Young infection drug users (IDUs) continue to become infected with hepatitis C at an alarming rate, underscoring the need for new and better prevention efforts, according to a study described in the October 28, 2011, issue of the CDC's Morbidity and Mortality Weekly Report.

Hepatitis C virus (HCV) is easily transmitted through blood-to-blood exposure, as can occur when people share syringes or other equipment for injecting drugs. Many "Baby Boomers" who were infected with HCV years or decades ago are only now developing advanced liver disease. Some studies have indicated that hepatitis C rates have fallen over the past 2 decades, a trend thought to be attributable in part to needle exchange programs and other prevention efforts.

One recent study, however, found that HCV infections among Massachusetts residents aged 15 to 24 years increased from 65 to 113 cases per 100,000 persons between 2002 and 2009. Researchers with the Massachusetts Department of Public Health (MDPH) and Centers for Disease Control and Prevention (CDC) therefore sought to identify hepatitis C risk factors in this population.

The analysis included 28 people aged 18 to 24 years who were interviewed to obtain detailed information about their demographic, clinical, and risk characteristics. This small group was drawn from a population of 394 individuals identified by MDPH as having hepatitis C between July 1 and December 31, 2010. Out of 193 people with valid telephone numbers, 101 did not answer 3 call attempts, 19 were either in a drug treatment facility or incarcerated, another 19 refused to participate, 31 agreed to participate but did not show up for their scheduled interview, and 23 (12%) completed an interview. An additional 5 people with diagnosed HCV infection were interviewed at a correctional facility. Incentives were not offered for participating in the study.

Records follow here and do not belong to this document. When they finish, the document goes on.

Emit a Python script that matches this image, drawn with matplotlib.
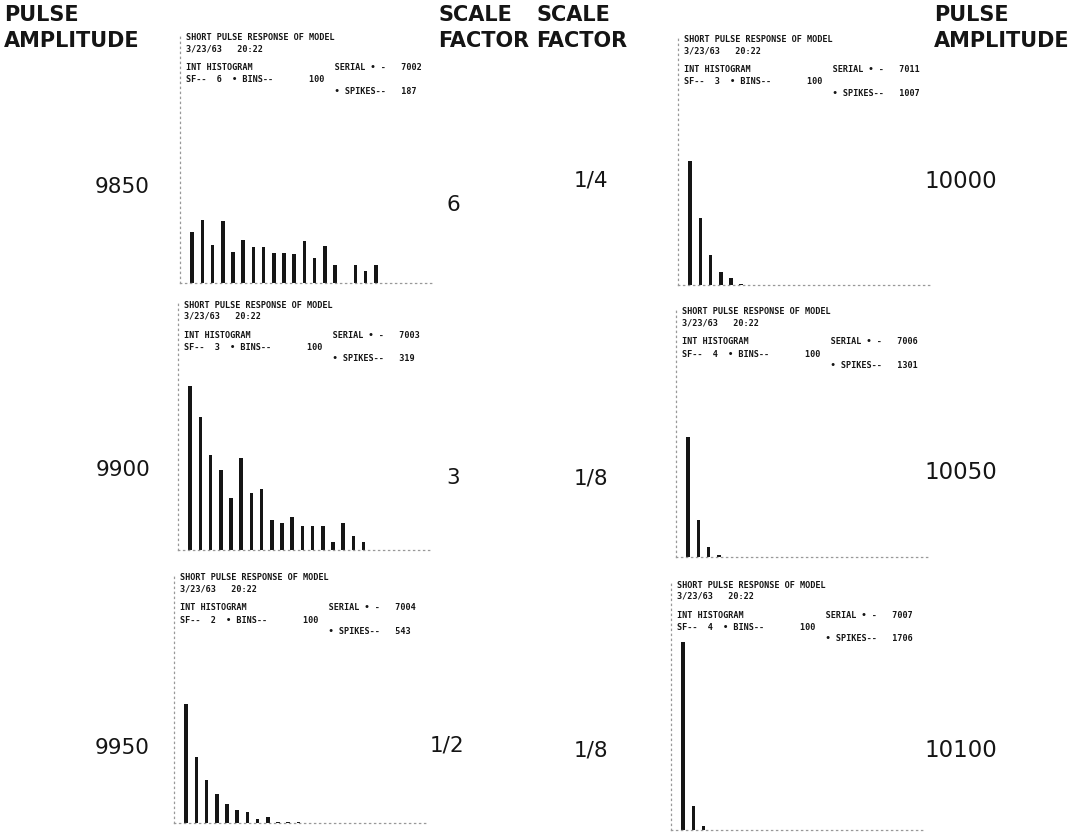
import matplotlib.pyplot as plt
import numpy as np

W, H = 1092, 838

# interval histograms, bar heights (display units)
amplitudes = ["9850", "9900", "9950", "10000", "10050", "10100"]
scale_factors = ["6", "3", "1/2", "1/4", "1/8", "1/8"]
serials = ["7002", "7003", "7004", "7011", "7006", "7007"]
sf_codes = ["6", "3", "2", "3", "4", "4"]
spikes = ["187", "319", "543", "1007", "1301", "1706"]

counts_9850 = [51, 63, 38, 62, 31, 43, 36, 36, 30, 30, 29, 42, 25, 37, 18, 0, 18, 12, 18]
counts_9900 = [164, 133, 95, 80, 52, 92, 57, 61, 30, 27, 33, 24, 24, 24, 8, 27, 14, 8]
counts_9950 = [119, 66, 43, 29, 19, 13, 11, 4.3, 6.3, 1.5, 1.5, 1, 0.3]
counts_10000 = [124, 67, 30, 13, 7, 1]
counts_10050 = [120, 37, 10, 2.5]
counts_10100 = [188, 24, 4]
all_counts = [counts_9850, counts_9900, counts_9950,
              counts_10000, counts_10050, counts_10100]

# panel placement in pixels: (axis left, baseline y)
panels = [(180, 283), (178, 550), (174, 823),
          (678, 285), (676, 557), (671, 830)]
BIN_PX = 10.2
N_BINS = 25
AX_H = 250

ink = "#151515"
mono = dict(family="DejaVu Sans Mono", weight="bold", size=6.1, color=ink)


def fx(x):
    return x / W


def fy(y):
    return 1 - y / H


fig = plt.figure(figsize=(W / 100, H / 100), dpi=100)

for i, (left, base) in enumerate(panels):
    ax = fig.add_axes([fx(left), fy(base), N_BINS * BIN_PX / W, AX_H / H])
    vals = all_counts[i]
    ax.bar(np.arange(len(vals)), vals, width=0.36, color=ink)
    ax.set_xlim(-1.2, N_BINS - 1.2)
    ax.set_ylim(0, AX_H)
    for s in ["top", "right"]:
        ax.spines[s].set_visible(False)
    for s in ["left", "bottom"]:
        ax.spines[s].set_linestyle((0, (1, 3)))
        ax.spines[s].set_color("#999999")
        ax.spines[s].set_linewidth(0.9)
    ax.set_xticks([])
    ax.set_yticks([])
    ax.patch.set_alpha(0)

    # printout header
    hx = left + 6
    top = base - 245
    lines = [
        (0, "SHORT PULSE RESPONSE OF MODEL"),
        (11, "3/23/63   20:22"),
        (30, "INT HISTOGRAM" + " " * 16 + "SERIAL • -   " + serials[i]),
        (42, "SF--  " + sf_codes[i] + "  • BINS--       100"),
        (53, " " * 29 + "• SPIKES--   " + spikes[i]),
    ]
    for dy, txt in lines:
        fig.text(fx(hx), fy(top + dy), txt, va="center", ha="left", **mono)

# column headings
big = dict(family="DejaVu Sans", weight="bold", size=15, color=ink)
for x, word1, word2 in [(4, "PULSE", "AMPLITUDE"), (438, "SCALE", "FACTOR"),
                        (536, "SCALE", "FACTOR"), (934, "PULSE", "AMPLITUDE")]:
    fig.text(fx(x), fy(15), word1, va="center", ha="left", **big)
    fig.text(fx(x), fy(41), word2, va="center", ha="left", **big)

# row labels
num = dict(family="DejaVu Sans", size=15.5, color=ink)
row_y = [187, 470, 748]
left_sf_x = [446, 446, 430]
left_sf_y = [205, 478, 745]
right_sf_y = [180, 478, 750]
right_y = [182, 472, 750]
for r in range(3):
    fig.text(fx(150), fy(row_y[r]), amplitudes[r], ha="right", va="center", **num)
    fig.text(fx(left_sf_x[r]), fy(left_sf_y[r]), scale_factors[r],
             ha="left", va="center", **num)
    fig.text(fx(574), fy(right_sf_y[r]), scale_factors[r + 3],
             ha="left", va="center", **num)
    fig.text(fx(924), fy(right_y[r]), amplitudes[r + 3], ha="left", va="center",
             fontsize=16.5, family="DejaVu Sans", color=ink)

fig.savefig("out.png", dpi=100)
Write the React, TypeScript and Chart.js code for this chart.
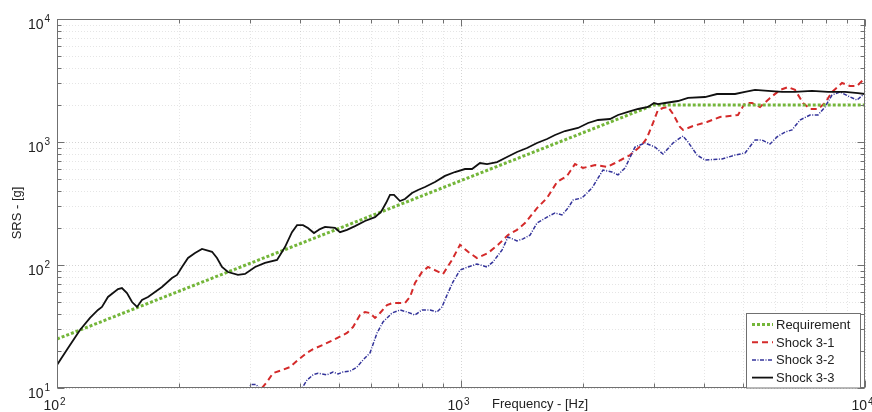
import React, { useEffect, useRef } from "react";
import { Chart, registerables } from "chart.js";

Chart.register(...registerables);

// ---------- data (frequency [Hz], SRS [g]) ----------
const requirement: [number, number][] = [
  [100, 25], [3000, 2000], [10000, 2000],
];

const shock31: [number, number][] = [
  [321.7, 10], [331, 11.2], [342.4, 13.2], [360.6, 14.0], [377.4, 14.8], [394.9, 16.9], [415.8, 19.3],
  [430.3, 20.7], [455.3, 22.4], [482.1, 24.5], [522.2, 28.0], [540.4, 31.3], [562.3, 39.2], [578.6, 41.5],
  [595.4, 40.7], [612.5, 37.1], [630.3, 40.7], [655.9, 47.3], [678.7, 49.1], [726.7, 49.1], [747.8, 55.0],
  [769.4, 71.4], [800.8, 87.7], [828.6, 96.4], [871.9, 89.3], [902.6, 84.5], [950, 110], [994.3, 146],
  [1041, 128], [1095, 114], [1166, 125], [1235, 146], [1307, 175], [1376, 193], [1440, 219], [1542, 290],
  [1633, 351], [1729, 473], [1830, 530], [1915, 662], [2004, 615], [2147, 650], [2298, 627], [2406, 675],
  [2620, 783], [2805, 946], [2886, 1078], [2987, 1427], [3072, 1820], [3162, 1888], [3254, 1926],
  [3348, 1690], [3484, 1324], [3544, 1253], [3752, 1349], [4064, 1455], [4377, 1596], [4848, 1658],
  [5047, 2075], [5253, 2075], [5497, 1926], [5821, 2280], [6162, 2651], [6450, 2799], [6711, 2651],
  [7024, 2075], [7311, 1855], [7649, 1855], [7962, 2075], [8285, 2551], [8772, 3020], [9182, 2851],
  [9555, 2851], [10000, 3311],
];

const shock32: [number, number][] = [
  [295, 9.5], [303, 10.7], [311, 10.7], [318, 9.8], [340, 8.3], [390, 8.3], [404.1, 10], [415.8, 11.6],
  [430.3, 12.8], [442.6, 13.2], [465.9, 12.8], [482.1, 13.5], [496.1, 13.0], [510.5, 13.5], [531.3, 13.7],
  [552.9, 14.8], [572.1, 16.9], [595.4, 19.3], [619.6, 28.0], [641.1, 34.4], [674.9, 40.7], [706.3, 43.1],
  [735, 41.5], [769.4, 39.2], [800.8, 43.1], [838.1, 43.1], [871.9, 41.5], [897.5, 45.6], [923.4, 57.0],
  [955.4, 72.8], [994.3, 91.0], [1041, 96.4], [1095, 102], [1160, 96.4], [1200, 106], [1263, 132],
  [1307, 169], [1376, 157], [1424, 163], [1482, 175], [1542, 219], [1633, 245], [1709, 265], [1778, 255],
  [1840, 290], [1893, 337], [1993, 351], [2110, 423], [2246, 592], [2364, 570], [2447, 540], [2547, 615],
  [2696, 910], [2854, 982], [3021, 910], [3162, 798], [3348, 982], [3544, 1119], [3647, 1000], [3839, 783],
  [4018, 714], [4426, 728], [4768, 783], [5047, 814], [5343, 1038], [5559, 1038], [5821, 964], [6057, 1099],
  [6339, 1205], [6597, 1253], [6905, 1510], [7311, 1658], [7649, 1658], [7962, 1926], [8285, 2410],
  [8671, 2551], [9077, 2366], [9555, 2193], [10000, 2500],
];

const shock33: [number, number][] = [
  [100, 15.4], [106.5, 21.1], [114, 29.6], [120.7, 37.1], [126.3, 43.1], [129.2, 45.6], [133.7, 55.0],
  [141.6, 63.8], [144.8, 65.0], [149, 59.2], [153.4, 50.0], [157.8, 45.6], [162.3, 51.9], [168, 55.0],
  [181.9, 66.2], [192.6, 78.4], [198.2, 83.0], [203.9, 96.4], [211, 114], [219.6, 125], [228.5, 135],
  [242, 128], [248.9, 114], [256.1, 96.4], [265, 87.7], [280.5, 83.0], [292, 84.5], [309.2, 96.4],
  [327.2, 104], [350.5, 110], [366.7, 140], [381.6, 185], [392.8, 211], [406.4, 211], [418, 200],
  [432.6, 182], [447.7, 196], [460.7, 204], [487.7, 200], [501.8, 185], [522.2, 193], [546.6, 207],
  [578.6, 228], [612.5, 245], [633.9, 270], [652.2, 319], [667.2, 371], [682.6, 371], [706.3, 331],
  [726.7, 344], [756.3, 385], [782.6, 407], [814.4, 431], [862.2, 473], [912.9, 530], [966.3, 570],
  [1023, 603], [1065, 603], [1114, 675], [1160, 662], [1228, 687], [1300, 755], [1376, 830], [1457, 894],
  [1542, 982], [1633, 1058], [1709, 1140], [1809, 1228], [1948, 1300], [2063, 1427], [2184, 1510],
  [2338, 1538], [2447, 1658], [2591, 1754], [2743, 1855], [2904, 1926], [3004, 2075], [3072, 2036],
  [3199, 2075], [3444, 2154], [3647, 2280], [4018, 2322], [4302, 2456], [4768, 2456], [5047, 2551],
  [5343, 2651], [5754, 2601], [6232, 2551], [6711, 2551], [7394, 2601], [8100, 2551], [8925, 2551],
  [9610, 2500], [10000, 2456],
];

const seriesNames = ["Requirement", "Shock 3-1", "Shock 3-2", "Shock 3-3"];
const xDecades = [100, 1000, 10000];
const xDecadeExponents = ["2", "3", "4"];
const yDecades = [10, 100, 1000, 10000];
const yDecadeExponents = ["1", "2", "3", "4"];
const xTitle = "Frequency - [Hz]";
const yTitle = "SRS - [g]";

// ---------- styles ----------
const styles = [
  { color: "#74b63a", width: 3, dash: [3, 2] },
  { color: "#d42a2a", width: 2, dash: [6, 4] },
  { color: "#33339a", width: 1.5, dash: [4, 1.5, 1, 1.5] },
  { color: "#111111", width: 1.8, dash: [] as number[] },
];
const FONT = '"Liberation Sans", Arial, sans-serif';

function minorValues(decades: number[]): { v: number; major: boolean }[] {
  const out: { v: number; major: boolean }[] = [];
  for (let i = 0; i < decades.length - 1; i++) {
    for (let k = 1; k <= 9; k++) out.push({ v: decades[i] * k, major: k === 1 });
  }
  out.push({ v: decades[decades.length - 1], major: true });
  return out;
}

const axesPlugin = {
  id: "matlabAxes",
  beforeDatasetsDraw(chart: any) {
    const { ctx, chartArea: a, scales } = chart;
    const xs = scales.x, ys = scales.y;
    ctx.save();
    ctx.lineWidth = 1;
    ctx.setLineDash([1, 2]);
    for (const t of minorValues(xDecades)) {
      const px = Math.round(xs.getPixelForValue(t.v)) + 0.5;
      ctx.strokeStyle = t.major ? "rgba(0,0,0,0.17)" : "rgba(0,0,0,0.10)";
      ctx.beginPath();
      ctx.moveTo(px, a.top);
      ctx.lineTo(px, a.bottom);
      ctx.stroke();
    }
    for (const t of minorValues(yDecades)) {
      const py = Math.round(ys.getPixelForValue(t.v)) + 0.5;
      ctx.strokeStyle = t.major ? "rgba(0,0,0,0.17)" : "rgba(0,0,0,0.10)";
      ctx.beginPath();
      ctx.moveTo(a.left, py);
      ctx.lineTo(a.right, py);
      ctx.stroke();
    }
    ctx.restore();
  },
  afterDatasetsDraw(chart: any) {
    const { ctx, chartArea: a, scales } = chart;
    const xs = scales.x, ys = scales.y;
    ctx.save();
    ctx.setLineDash([]);
    ctx.strokeStyle = "#707070";
    ctx.lineWidth = 1;
    const L = Math.round(a.left) + 0.5, R = Math.round(a.right) - 0.5;
    const T = Math.round(a.top) + 0.5, B = Math.round(a.bottom) - 0.5;
    ctx.strokeRect(L, T, R - L, B - T);

    // inside ticks
    ctx.beginPath();
    for (const t of minorValues(xDecades)) {
      const px = Math.round(xs.getPixelForValue(t.v)) + 0.5;
      const len = t.major ? 7 : 4;
      ctx.moveTo(px, B); ctx.lineTo(px, B - len);
      ctx.moveTo(px, T); ctx.lineTo(px, T + len);
    }
    for (const t of minorValues(yDecades)) {
      const py = Math.round(ys.getPixelForValue(t.v)) + 0.5;
      const len = t.major ? 7 : 4;
      ctx.moveTo(L, py); ctx.lineTo(L + len, py);
      ctx.moveTo(R, py); ctx.lineTo(R - len, py);
    }
    ctx.stroke();

    // tick labels
    ctx.fillStyle = "#222";
    xDecades.forEach((v, i) => {
      const px = xs.getPixelForValue(v);
      ctx.font = `14px ${FONT}`;
      ctx.textAlign = "right";
      ctx.textBaseline = "alphabetic";
      ctx.fillText("10", px + 2, 410);
      ctx.font = `10px ${FONT}`;
      ctx.textAlign = "left";
      ctx.fillText(xDecadeExponents[i], px + 3, 405);
    });
    yDecades.forEach((v, i) => {
      const py = ys.getPixelForValue(v);
      ctx.font = `14px ${FONT}`;
      ctx.textAlign = "right";
      ctx.textBaseline = "alphabetic";
      ctx.fillText("10", 43.5, py + 9.5);
      ctx.font = `10px ${FONT}`;
      ctx.textAlign = "left";
      ctx.fillText(yDecadeExponents[i], 44.5, py + 3);
    });

    // axis titles
    ctx.font = `13px ${FONT}`;
    ctx.textAlign = "left";
    ctx.textBaseline = "alphabetic";
    ctx.fillText(xTitle, 492, 408);
    ctx.save();
    ctx.translate(21, 213);
    ctx.rotate(-Math.PI / 2);
    ctx.textAlign = "center";
    ctx.fillText(yTitle, 0, 0);
    ctx.restore();

    // legend
    const lx = 746, ly = 313, lw = 114, lh = 75;
    ctx.fillStyle = "#ffffff";
    ctx.fillRect(lx, ly, lw, lh);
    ctx.strokeStyle = "#707070";
    ctx.lineWidth = 1;
    ctx.strokeRect(lx + 0.5, ly + 0.5, lw, lh - 0.5);
    seriesNames.forEach((name, i) => {
      const y = 324.5 + i * 17.7;
      const s = styles[i];
      ctx.strokeStyle = s.color;
      ctx.lineWidth = s.width;
      ctx.setLineDash(s.dash);
      ctx.beginPath();
      ctx.moveTo(752, y);
      ctx.lineTo(773, y);
      ctx.stroke();
      ctx.setLineDash([]);
      ctx.fillStyle = "#222";
      ctx.font = `13px ${FONT}`;
      ctx.textAlign = "left";
      ctx.textBaseline = "alphabetic";
      ctx.fillText(name, 776, y + 4.5);
    });
    ctx.restore();
  },
};

export default function App() {
  const ref = useRef<HTMLCanvasElement | null>(null);
  useEffect(() => {
    if (!ref.current) return;
    const all = [requirement, shock31, shock32, shock33];
    const datasets = all.map((arr, i) => ({
      label: seriesNames[i],
      data: arr.map(([x, y]) => ({ x, y })),
      borderColor: styles[i].color,
      borderWidth: styles[i].width,
      borderDash: styles[i].dash,
      pointRadius: 0,
      tension: 0,
      fill: false,
      clip: 0,
      order: i === 3 ? 0 : i === 0 ? 1 : 4 - i,
    }));
    const chart = new Chart(ref.current, {
      type: "line",
      data: { datasets },
      options: {
        animation: false,
        responsive: false,
        devicePixelRatio: 1,
        parsing: true,
        layout: { padding: { top: 19, right: 7, left: 0, bottom: 0 } },
        plugins: { legend: { display: false }, tooltip: { enabled: false } },
        scales: {
          x: {
            type: "logarithmic",
            min: 100,
            max: 10000,
            ticks: { display: false },
            grid: { display: false },
            border: { display: false },
            afterFit: (s: any) => { s.height = 24; },
          },
          y: {
            type: "logarithmic",
            min: 10,
            max: 10000,
            ticks: { display: false },
            grid: { display: false },
            border: { display: false },
            afterFit: (s: any) => { s.width = 57; },
          },
        },
      } as any,
      plugins: [axesPlugin],
    });
    return () => chart.destroy();
  }, []);
  return (
    <div style={{ position: "fixed", left: 0, top: 0, width: 872, height: 412, background: "#fff" }}>
      <canvas ref={ref} width={872} height={412} style={{ display: "block", width: 872, height: 412 }} />
    </div>
  );
}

Just over half of the 28 participants were women, most (82%) were white, and the average age was 22 years. About one-third (32%) had never finished high school and 32% were unemployed, but a large majority (89%) said they had health insurance.


"Health-care providers should routinely ask about prescription and illicit drug use and screen all persons with risk factors for HCV infection, regardless of age," the report authors wrote.

"Drug treatment programs and prisons are potential venues for education regarding the risk for hepatitis C from sharing needles and other injection paraphernalia and for providing vaccination against hepatitis A and B," they recommended. "School and community-based education programs also are needed to prevent initiation of illicit and prescription drug use."

A recent meta-analysis of harm reduction interventions did not show a statistically significant decrease in new HCV infections from a single strategy, the researchers noted, but "the results did indicate that combined interventions were effective."

Thus, they concluded, "combining current interventions and identifying new evidence-based approaches to preventing drug use and unsafe injection practices in young adults are needed to control and prevent HCV infections."

Investigator affiliation: Division of Viral Hepatitis, National Center for HIV/AIDS, Viral Hepatitis, STD, and TB Prevention, Centers for Disease Prevention, Atlanta, GA.



D Church, K Barton, F Elson, S Holmberg, et al. Notes from the Field: Risk Factors for Hepatitis C Virus Infections Among Young Adults -- Massachusetts, 2010. Morbidity and Mortality Weekly Report 60(42):1457-1458. October 28, 2011.